◆ WHAT IS EXPECTED: The material below should be written out in full and exactly; pictures stay out of the copy.

*** RECORDED INFORMATION ***

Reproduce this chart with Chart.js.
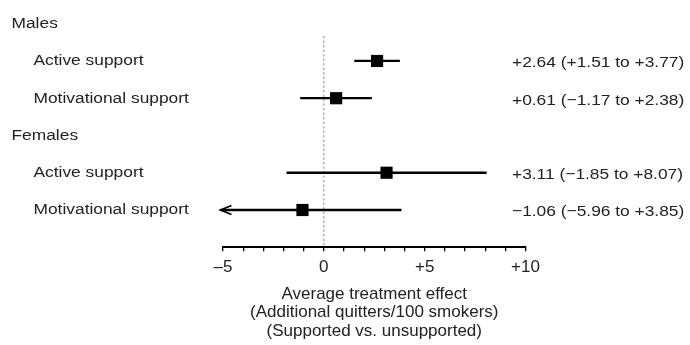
<!DOCTYPE html>
<html><head><meta charset="utf-8">
<script src="https://cdn.jsdelivr.net/npm/chart.js@4.4.1/dist/chart.umd.min.js"></script>
<style>html,body{margin:0;padding:0;background:#fff}#wrap{width:690px;height:345px;position:relative}</style>
</head><body><div id="wrap"><canvas id="c"></canvas></div>
<script>
// ---- data ----
const rowLabels = ['Males','Active support','Motivational support','Females','Active support','Motivational support'];
const headerRows = [0, 3];
const subgroupRows = [1, 2, 4, 5];
const estimates = [2.64, 0.61, 3.11, -1.06];
const lowerCI = [1.51, -1.17, -1.85, -5.96];
const upperCI = [3.77, 2.38, 8.07, 3.85];
const tickValues = [-5, 0, 5, 10];
const tickLabels = ['\u20135', '0', '+5', '+10'];
const axisTitle = ['Average treatment effect', '(Additional quitters/100 smokers)', '(Supported vs. unsupported)'];
const xMin = -5, xMax = 10;
const nullEffect = 0;

const FONT = '"Liberation Sans", Arial, Helvetica, sans-serif';
const fmt = v => (v < 0 ? '\u2212' : '+') + Math.abs(v).toFixed(2);
const rightText = k => `${fmt(estimates[k])} (${fmt(lowerCI[k])} to ${fmt(upperCI[k])})`;

const yTop = 0.33, yBottom = 6;

const datasets = [];
// point estimates (first => drawn on top)
datasets.push({
  type: 'scatter',
  data: subgroupRows.map((r, k) => ({ x: estimates[k], y: r })),
  pointStyle: 'rect', pointRadius: 8.6, backgroundColor: '#000', borderColor: '#000', borderWidth: 0,
  clip: false
});
// confidence interval lines
subgroupRows.forEach((r, k) => {
  datasets.push({
    type: 'line',
    data: [{ x: Math.max(lowerCI[k], xMin), y: r }, { x: Math.min(upperCI[k], xMax), y: r }],
    borderColor: '#000', borderWidth: 2.3, pointRadius: 0, fill: false, clip: false
  });
});
// null-effect dashed line
datasets.push({
  type: 'line',
  data: [{ x: nullEffect, y: yTop }, { x: nullEffect, y: yBottom }],
  borderColor: '#8f8f8f', borderWidth: 1, borderDash: [2.5, 2], pointRadius: 0, fill: false
});

function drawScaled(ctx, txt, x, y) {
  ctx.save();
  ctx.translate(x, y);
  ctx.scale(1.12, 1);
  ctx.fillText(txt, 0, 0);
  ctx.restore();
}

const forestText = {
  id: 'forestText',
  afterDraw(chart) {
    const ctx = chart.ctx, ys = chart.scales.y, xs = chart.scales.x;
    ctx.save();
    ctx.fillStyle = '#222';
    ctx.font = '15.5px ' + FONT;
    ctx.textBaseline = 'middle';
    ctx.textAlign = 'left';
    rowLabels.forEach((lab, i) => {
      const indent = headerRows.includes(i) ? 11.5 : 33.5;
      drawScaled(ctx, lab, indent, ys.getPixelForValue(i));
    });
    subgroupRows.forEach((r, k) => {
      drawScaled(ctx, rightText(k), 512, ys.getPixelForValue(r) + 2);
    });
    // arrows for truncated intervals
    ctx.strokeStyle = '#000';
    subgroupRows.forEach((r, k) => {
      if (lowerCI[k] < xMin) {
        const px = xs.getPixelForValue(xMin) - 2.5, py = ys.getPixelForValue(r);
        ctx.lineWidth = 2.3;
        ctx.beginPath(); ctx.moveTo(px, py); ctx.lineTo(px + 5, py); ctx.stroke();
        ctx.lineWidth = 1.8;
        ctx.beginPath(); ctx.moveTo(px + 11, py - 4.5); ctx.lineTo(px, py); ctx.lineTo(px + 11, py + 4.5); ctx.stroke();
      }
    });
    ctx.restore();
  }
};

new Chart(document.getElementById('c'), {
  type: 'scatter',
  data: { datasets },
  plugins: [forestText],
  options: {
    responsive: true, maintainAspectRatio: false, animation: false,
    layout: { padding: { left: 223, right: 164.5, top: 36, bottom: 0 } },
    plugins: { legend: { display: false }, tooltip: { enabled: false } },
    scales: {
      y: { type: 'linear', display: false, min: yTop, max: yBottom, reverse: true },
      x: {
        type: 'linear', position: 'bottom', min: xMin, max: xMax,
        grid: { display: true, drawOnChartArea: false, drawTicks: true, tickLength: 4, color: '#000', lineWidth: 1.3 },
        border: { display: true, color: '#000', width: 2 },
        ticks: {
          stepSize: 1, autoSkip: false, maxRotation: 0, padding: 5.5, color: '#222',
          font: { family: FONT, size: 17, lineHeight: 1.2 },
          callback: v => { const i = tickValues.indexOf(v); return i >= 0 ? tickLabels[i] : ''; }
        },
        title: {
          display: true, text: axisTitle, color: '#222',
          font: { family: FONT, size: 17, lineHeight: 1.09 },
          padding: { top: 2, bottom: 4.75 }
        }
      }
    }
  }
});
</script></body></html>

***

◆ THE RESPONSE:
Reproduce this chart with Chart.js.
<!DOCTYPE html>
<html><head><meta charset="utf-8">
<script src="https://cdn.jsdelivr.net/npm/chart.js@4.4.1/dist/chart.umd.min.js"></script>
<style>html,body{margin:0;padding:0;background:#fff}#wrap{width:690px;height:345px;position:relative}</style>
</head><body><div id="wrap"><canvas id="c"></canvas></div>
<script>
// ---- data ----
const rowLabels = ['Males','Active support','Motivational support','Females','Active support','Motivational support'];
const headerRows = [0, 3];
const subgroupRows = [1, 2, 4, 5];
const estimates = [2.64, 0.61, 3.11, -1.06];
const lowerCI = [1.51, -1.17, -1.85, -5.96];
const upperCI = [3.77, 2.38, 8.07, 3.85];
const tickValues = [-5, 0, 5, 10];
const tickLabels = ['\u20135', '0', '+5', '+10'];
const axisTitle = ['Average treatment effect', '(Additional quitters/100 smokers)', '(Supported vs. unsupported)'];
const xMin = -5, xMax = 10;
const nullEffect = 0;

const FONT = '"Liberation Sans", Arial, Helvetica, sans-serif';
const fmt = v => (v < 0 ? '\u2212' : '+') + Math.abs(v).toFixed(2);
const rightText = k => `${fmt(estimates[k])} (${fmt(lowerCI[k])} to ${fmt(upperCI[k])})`;

const yTop = 0.33, yBottom = 6;

const datasets = [];
// point estimates (first => drawn on top)
datasets.push({
  type: 'scatter',
  data: subgroupRows.map((r, k) => ({ x: estimates[k], y: r })),
  pointStyle: 'rect', pointRadius: 8.6, backgroundColor: '#000', borderColor: '#000', borderWidth: 0,
  clip: false
});
// confidence interval lines
subgroupRows.forEach((r, k) => {
  datasets.push({
    type: 'line',
    data: [{ x: Math.max(lowerCI[k], xMin), y: r }, { x: Math.min(upperCI[k], xMax), y: r }],
    borderColor: '#000', borderWidth: 2.3, pointRadius: 0, fill: false, clip: false
  });
});
// null-effect dashed line
datasets.push({
  type: 'line',
  data: [{ x: nullEffect, y: yTop }, { x: nullEffect, y: yBottom }],
  borderColor: '#8f8f8f', borderWidth: 1, borderDash: [2.5, 2], pointRadius: 0, fill: false
});

function drawScaled(ctx, txt, x, y) {
  ctx.save();
  ctx.translate(x, y);
  ctx.scale(1.12, 1);
  ctx.fillText(txt, 0, 0);
  ctx.restore();
}

const forestText = {
  id: 'forestText',
  afterDraw(chart) {
    const ctx = chart.ctx, ys = chart.scales.y, xs = chart.scales.x;
    ctx.save();
    ctx.fillStyle = '#222';
    ctx.font = '15.5px ' + FONT;
    ctx.textBaseline = 'middle';
    ctx.textAlign = 'left';
    rowLabels.forEach((lab, i) => {
      const indent = headerRows.includes(i) ? 11.5 : 33.5;
      drawScaled(ctx, lab, indent, ys.getPixelForValue(i));
    });
    subgroupRows.forEach((r, k) => {
      drawScaled(ctx, rightText(k), 512, ys.getPixelForValue(r) + 2);
    });
    // arrows for truncated intervals
    ctx.strokeStyle = '#000';
    subgroupRows.forEach((r, k) => {
      if (lowerCI[k] < xMin) {
        const px = xs.getPixelForValue(xMin) - 2.5, py = ys.getPixelForValue(r);
        ctx.lineWidth = 2.3;
        ctx.beginPath(); ctx.moveTo(px, py); ctx.lineTo(px + 5, py); ctx.stroke();
        ctx.lineWidth = 1.8;
        ctx.beginPath(); ctx.moveTo(px + 11, py - 4.5); ctx.lineTo(px, py); ctx.lineTo(px + 11, py + 4.5); ctx.stroke();
      }
    });
    ctx.restore();
  }
};

new Chart(document.getElementById('c'), {
  type: 'scatter',
  data: { datasets },
  plugins: [forestText],
  options: {
    responsive: true, maintainAspectRatio: false, animation: false,
    layout: { padding: { left: 223, right: 164.5, top: 36, bottom: 0 } },
    plugins: { legend: { display: false }, tooltip: { enabled: false } },
    scales: {
      y: { type: 'linear', display: false, min: yTop, max: yBottom, reverse: true },
      x: {
        type: 'linear', position: 'bottom', min: xMin, max: xMax,
        grid: { display: true, drawOnChartArea: false, drawTicks: true, tickLength: 4, color: '#000', lineWidth: 1.3 },
        border: { display: true, color: '#000', width: 2 },
        ticks: {
          stepSize: 1, autoSkip: false, maxRotation: 0, padding: 5.5, color: '#222',
          font: { family: FONT, size: 17, lineHeight: 1.2 },
          callback: v => { const i = tickValues.indexOf(v); return i >= 0 ? tickLabels[i] : ''; }
        },
        title: {
          display: true, text: axisTitle, color: '#222',
          font: { family: FONT, size: 17, lineHeight: 1.09 },
          padding: { top: 2, bottom: 4.75 }
        }
      }
    }
  }
});
</script></body></html>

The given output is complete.